Proteste im iranischen Sahedan niedergeschlagen

In Sahedan im Südosten Irans haben Sondereinheiten der Polizei laut Augenzeugen protestierende Menschen mit Gewalt zurückgedrängt. Entsprechende Videos kursieren in sozialen Netzwerken. “Die Spezialeinheiten der Polizei gingen in Sahedan gegen die Demonstranten vor und schossen in die Menge”, berichtete die in den USA ansässige Menschenrechtsagentur Human Rights Activist News Agency (HRANA) via Twitter. Sie fügte ein Video bei, auf dem Schüsse zu hören sind.

In einem anderen Video, das von der in Norwegens Hauptstadt Oslo ansässigen Gruppe Iran Human Rights (IHR) online gestellt wurde, war eine lange Schusssalve zu hören. Demonstranten gingen in Deckung.

Aktivisten berichteten, die Menschen seien nach dem Freitagsgebet auf die Straßen von Sahedan, der Hauptstadt der Provinz Sistan-Balutschistan an der Grenze zu Pakistan, gegangen. Man befürchte viele Todesopfer. Staatsmedien sprechen bisher von einem Toten und mehreren Verletzten. Die Provinz gilt als eine der ärmsten des Landes, die Bevölkerung gehört mehrheitlich dem sunnitischen Islam an.

Offizielle Stellen sprechen von “Randalierern” 

Die offizielle iranische Nachrichtenagentur IRNA machte “Randalierer” für die Ausschreitungen in Sahedan verantwortlich und erklärte, diese hätten Reifen in Brand gesetzt und Steine gegen Fahrzeuge geschleudert.

Die Proteste fanden vier Wochen nach schweren Unruhen dort statt, die durch die mutmaßliche Vergewaltigung eines Teenagers durch einen Polizeikommandanten in der Region ausgelöst worden sein sollen. Nach Angaben der Menschenrechtsorganisation IHR waren an jenem “blutigen Freitag” mindestens 93 Menschen getötet worden.
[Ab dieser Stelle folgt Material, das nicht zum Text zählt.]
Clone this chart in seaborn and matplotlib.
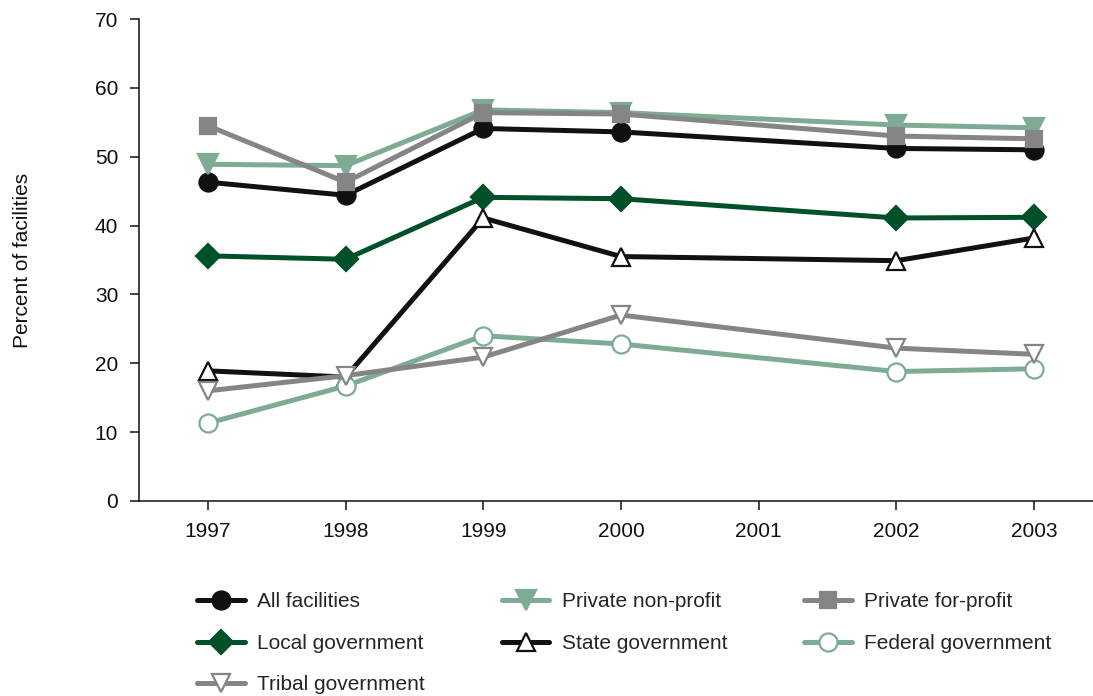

Zwei hochrangige Polizisten entlassen

Der Polizeichef von Sahedan wurde jetzt nach Kritik an seiner Amtsführung ebenso entlassen wie der Leiter einer Polizeistation. Ihnen wurde vorgeworfen, die schweren Ausschreitungen nicht verhindert zu haben.

Die Entlassungen lösten jedoch auch Spekulationen aus, dass die Polizeiführung das harte Vorgehen des Regimes in Teheran gegen Protestierende abgelehnt haben könnte. Auch ein einflussreicher sunnitischer Geistlicher in Sahedan, Maulawi Abdulhamid, kritisierte jüngst den Kurs der politischen Führung in dem mehrheitlich schiitischen Land.

In der Hauptstadt Teheran waren in der Nacht zu diesem Freitag wieder zahlreiche Menschen auf die Straße gegangen. Vielerorts solidarisierten sich Bewohner von Balkonen aus mit den Protestierenden, wie Augenzeugen berichteten. Sicherheitskräfte hätten deswegen auch auf Wohnungen gefeuert, hieß es. Viele Demonstranten forderten abermals ein Ende des repressiven Kurses der Staatsführung und des islamischen Herrschaftssystems.

Demonstranten in Berlin halten ein Bild von der toten Kurdin Jina Mahsa Amini hoch

Auch in vielen europäischen Städten gibt es immer wieder Solidaritätskundgebungen – hier in Berlin am 22. Oktober

Entzündet haben sich die seit Wochen unvermindert andauernden Proteste im Iran am Tod der jungen Kurdin Jina Mahsa Amini. Die 22-Jährige war am 16. September in Teheran in einem Krankenhaus für tot erklärt worden, nachdem die sogenannte Sittenpolizei sie einige Tage zuvor festgenommen hatte.

Insgesamt wurden nach Angaben der Vereinten Nationen (UN) bislang mindestens 250 Menschen getötet. Tausende Teilnehmer regierungskritischer Kundgebungen sollen festgenommen worden sein. Das UN-Menschrechtsbüro sorgt sich um die Inhaftierten. Es gebe Hinweise auf viele Misshandlungen, sagte die Sprecherin der UN-Behörde, Ravina Shamdasani, in Genf.

“Besonders besorgniserregend sind Informationen, nach denen die Behörden verletzte Demonstranten aus Krankenhäusern in Haftanstalten verlegen”, fügte sie hinzu. Shamdasani kritisierte zugleich, iranische Behörden übergäben die Leichen getöteter Demonstranten nicht deren Angehörigen. Die Familien der Demonstranten würden schikaniert.